A contrario, je fais le pari que tous ces épisodes ou, par exemple, vous étiez absorbé par vos problèmes professionnels pendant que vous rentriez à la maison – comme, d’ailleurs, tous ces moments où vous étiez ailleurs dans votre tête que là où se trouvait votre corps – ne vous ont pas laissé un souvenir impérissable. Dans ces derniers cas, vous étiez simplement désengagé de votre expérience de l’instant et, comme le dit l’expression consacrée, “perdu dans vos pensées”.

L’engagement avec soi-même

Malheureusement, pour la plupart d’entre nous, il se trouve que l’essentiel de la vie se passe de cette façon, dans ce mode de pilotage automatique que j’appelle le mode zombie : l’engagement bénéfique dans l’instant présent cède la place à des super-productions mentales, toxiques, dans lesquelles nous nous faisons tout un cinéma.
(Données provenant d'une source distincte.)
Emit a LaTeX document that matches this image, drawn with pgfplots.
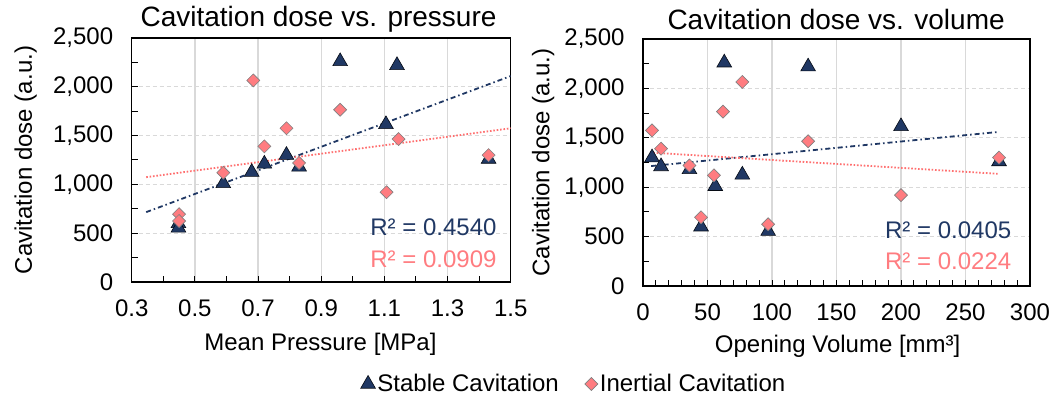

Comment ? Tout simplement en ruminant sur un passé qui n’existe plus ou en nous projetant avec inquiétude dans un futur qui n’existe pas encore. Nous vivons comme dans un film, déconnecté de nous-mêmes et de la seule réalité concrète, celle de l’instant présent. C’est un peu comme si toute une partie de notre vie, parfois très conséquente, se vivait dans l’absence à notre propre expérience : nous nous trouvons à faire quelque chose à un endroit, tout en pensant à des choses que nous ne faisons pas et à des endroits où nous ne sommes pas présents.

Le temps défile alors sans que nous nous en rendions compte et c’est une perte, pas un gain car des pans entiers de notre propre vie nous échappent complètement.

L’engagement dans l’instant est une clé pour notre épanouissement

Avez-vous remarquez que, dans le vaste domaine de la connaissance de soi, l’un des points communs de presque tous les courants religieux ou spirituels concerne le fait que l’engagement dans l’instant présent détermine en grande partie notre capacité à être heureux ?

Chamanisme, bouddhisme, hindouisme, jaïnisme, judaïsme, christianisme, soufisme comportent tous des invitations claires à vivre l’instant présent. Les pratiques psycho-corporelles anciennes comme les yogas ou les arts-martiaux traditionnels sont également très tournées vers la présence à soi-même dans l’instant.

Et que dire des auteurs ou enseignants reconnus internationalement – comme Henri David Thoreau, Ralph Wado Emerson, Ram Dass, Thich Nath Hahn, Eckhart Tolle, Biron Katie et bien d’autres encore – qui nous enjoignent tous d’actualiser le gigantesque potentiel de transformation personnelle dissimulé dans la simple attention au moment présent ?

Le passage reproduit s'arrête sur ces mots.